There’s a lot of pieces about getting started in archery, and only one or two of them mentioned the option of making your own gear. Sure, making a self-bow is a big time investment that might dissuade some folks. I’m of the opinion, however, that there’s a portion of men and women out there who would get even more value from going out stump shooting with a bow they made themselves. Let alone from making the rest of the gear that goes with the sport. My arm guard and quiver are all made from an old leather jacket I found at a thrift store, the bow is from an ash stave I bought online for less than half the price of a retail bow. My target is an old dog food bag filled with the shavings from making my bow. Total cost? Fifty bucks. Sure, maybe the first bow you make breaks after a month, (Like mine did) but there’s plenty of information online, and in books to help you make improvements on the next one.
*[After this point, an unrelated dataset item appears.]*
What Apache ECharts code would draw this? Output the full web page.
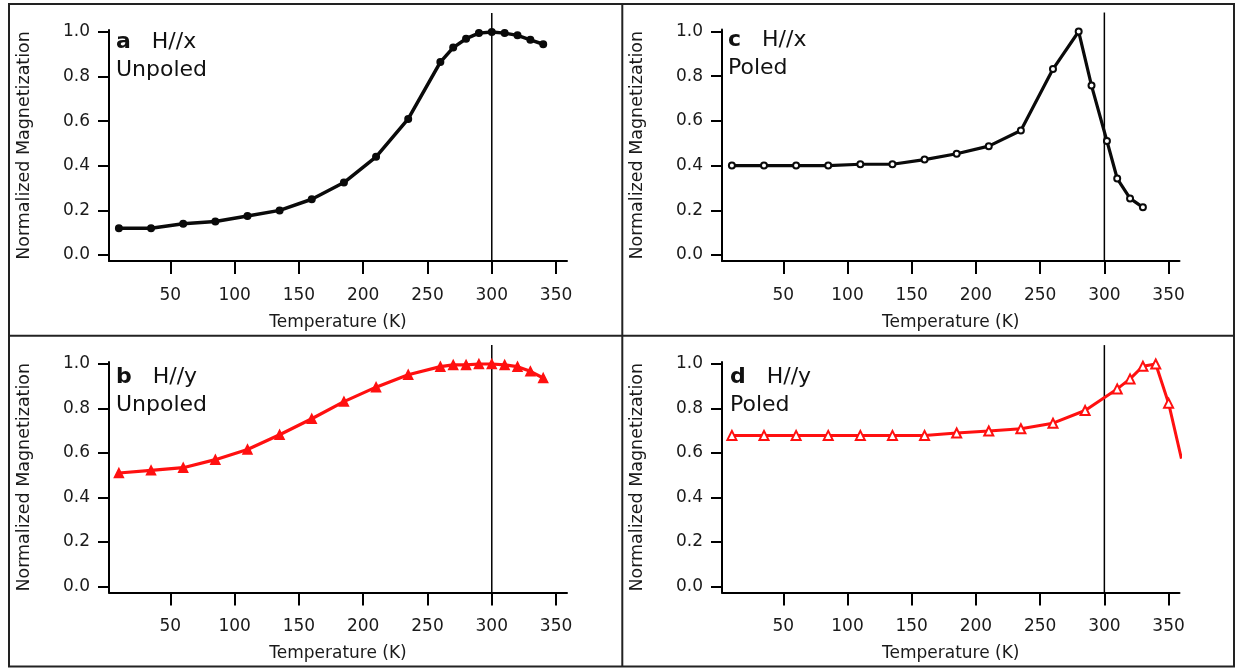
<!DOCTYPE html>
<html>
<head>
<meta charset="utf-8">
<script src="https://cdn.jsdelivr.net/npm/echarts@6/dist/echarts.min.js"></script>
<style>
html,body{margin:0;padding:0;background:#fff;}
#chart{width:1235px;height:669px;}
</style>
</head>
<body>
<div id="chart"></div>
<script>
// ---- data ----
const tempA = [10,35,60,85,110,135,160,185,210,235,260,270,280,290,300,310,320,330,340];
const magA  = [0.12,0.12,0.14,0.15,0.175,0.2,0.25,0.325,0.44,0.61,0.865,0.93,0.97,0.995,1.0,0.995,0.985,0.965,0.945];

const tempB = [10,35,60,85,110,135,160,185,210,235,260,270,280,290,300,310,320,330,340];
const magB  = [0.51,0.522,0.534,0.57,0.616,0.682,0.754,0.831,0.896,0.952,0.988,0.996,0.996,1.0,1.0,0.996,0.988,0.967,0.937];

const tempC = [10,35,60,85,110,135,160,185,210,235,260,280,290,302,310,320,330];
const magC  = [0.40,0.40,0.40,0.40,0.406,0.406,0.427,0.453,0.487,0.557,0.832,1.0,0.758,0.51,0.342,0.253,0.213];

const tempD = [10,35,60,85,110,135,160,185,210,235,260,285,310,320,330,340,350,360];
const magD  = [0.679,0.679,0.679,0.679,0.679,0.679,0.679,0.69,0.699,0.709,0.734,0.791,0.888,0.933,0.99,1.0,0.824,0.575];

const xTicks = [50,100,150,200,250,300,350];
const yTicks = [0.0,0.2,0.4,0.6,0.8,1.0];
const refTemp = 300;            // vertical reference line
const refLineSpan = [-0.027, 1.085];

const panelLabels = [
  {letter:'a', field:'H//x', state:'Unpoled'},
  {letter:'b', field:'H//y', state:'Unpoled'},
  {letter:'c', field:'H//x', state:'Poled'},
  {letter:'d', field:'H//y', state:'Poled'}
];

// ---- layout ----
const FONT = 'DejaVu Sans';
const grids = [
  {left:109, top:30,    width:458, height:231},   // a
  {left:109, top:362,   width:458, height:230.5}, // b
  {left:722, top:29.5,  width:457.5, height:231.5}, // c
  {left:722, top:362,   width:457.5, height:230.5}  // d
];
const labelPos = [
  {left:116, top:28},
  {left:116, top:363},
  {left:728, top:26},
  {left:730, top:363}
];

const seriesDefs = [
  {t:tempA, m:magA, color:'#0a0a0a', symbol:'circle', size:6.5, width:3.5},
  {t:tempB, m:magB, color:'#ff1010', symbol:'triangle', size:9, width:3.2},
  {t:tempC, m:magC, color:'#0a0a0a', symbol:'emptyCircle', size:6, width:3.2},
  {t:tempD, m:magD, color:'#ff1010', symbol:'emptyTriangle', size:9, width:3}
];

const xAxes = grids.map((g,i)=>({
  type:'value', gridIndex:i, min:2.3, max:358.5,
  name:'Temperature (K)', nameLocation:'middle', nameGap:53,
  nameTextStyle:{fontFamily:FONT, fontSize:17, color:'#1a1a1a'},
  axisLine:{onZero:false, lineStyle:{color:'#000', width:2}},
  axisTick:{show:true, length:13, inside:false, customValues:xTicks, lineStyle:{color:'#000', width:2}},
  axisLabel:{customValues:xTicks, margin:26, fontFamily:FONT, fontSize:17, color:'#1a1a1a'},
  splitLine:{show:false}
}));
const yAxes = grids.map((g,i)=>({
  type:'value', gridIndex:i, min:-0.027, max:1.009,
  name:'Normalized Magnetization', nameLocation:'middle', nameGap:76,
  nameTextStyle:{fontFamily:FONT, fontSize:17.5, color:'#1a1a1a'},
  axisLine:{onZero:false, lineStyle:{color:'#000', width:2}},
  axisTick:{show:true, length:11, inside:false, customValues:yTicks, lineStyle:{color:'#000', width:2}},
  axisLabel:{customValues:yTicks, margin:19, fontFamily:FONT, fontSize:17, color:'#1a1a1a',
    formatter:v=>Number(v).toFixed(1)},
  splitLine:{show:false}
}));

const series = [];
seriesDefs.forEach((s,i)=>{
  series.push({
    type:'line', xAxisIndex:i, yAxisIndex:i,
    data:s.t.map((t,k)=>[t, s.m[k]]),
    symbol:s.symbol, symbolSize:s.size, showAllSymbol:true,
    clip:true,
    lineStyle:{color:s.color, width:s.width},
    itemStyle:{color:s.color, borderColor:s.color, borderWidth:1.5},
    animation:false, z:3
  });
  series.push({
    type:'line', xAxisIndex:i, yAxisIndex:i,
    data:[[refTemp, refLineSpan[0]],[refTemp, refLineSpan[1]]],
    symbol:'none', clip:false,
    lineStyle:{color:'#000', width:1.5},
    animation:false, z:2
  });
});

const titles = panelLabels.map((p,i)=>({
  left:labelPos[i].left, top:labelPos[i].top, padding:0,
  text:'{b|'+p.letter+'}   '+p.field+'\n'+p.state,
  textStyle:{fontFamily:FONT, fontSize:22, fontWeight:'normal', color:'#111', lineHeight:28,
    rich:{b:{fontFamily:FONT, fontSize:22, fontWeight:'bold', color:'#111', lineHeight:28}}}
}));

const option = {
  animation:false,
  backgroundColor:'#fff',
  title:titles,
  grid:grids.map(g=>Object.assign({containLabel:false}, g)),
  xAxis:xAxes,
  yAxis:yAxes,
  series:series,
  graphic:[
    {type:'rect', shape:{x:9, y:4, width:1225, height:662.5}, style:{fill:null, stroke:'#222', lineWidth:2}, silent:true},
    {type:'line', shape:{x1:622.3, y1:4, x2:622.3, y2:666.5}, style:{stroke:'#222', lineWidth:2}, silent:true},
    {type:'line', shape:{x1:9, y1:335.7, x2:1234, y2:335.7}, style:{stroke:'#222', lineWidth:2}, silent:true}
  ]
};

const chart = echarts.init(document.getElementById('chart'), null, {renderer:'canvas'});
chart.setOption(option);
</script>
</body>
</html>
This isn’t to say there isn’t merit in professionally made gear, but if you’re just getting started and trying to learn the basics, then who cares if you have the “ROBO-ELK SLAYER 600” with a robotic arrow rest that also doubles as a bottle opener? As you participate in the activity, you learn more about your personal tastes in the gear you use, and then can make big purchases with an informed outlook.
So if you’re looking into an outdoor activity and the cost of gear is what’s keeping you from taking the leap, I’d say look a little deeper. Maybe you make your own anorak for winter camping or carve the canoe paddle that brings you downstream. If you’re part of the entire process of the activity, all the way from making the gear to coming off the trail, I’d be willing to bet the experience will be bolstered by it.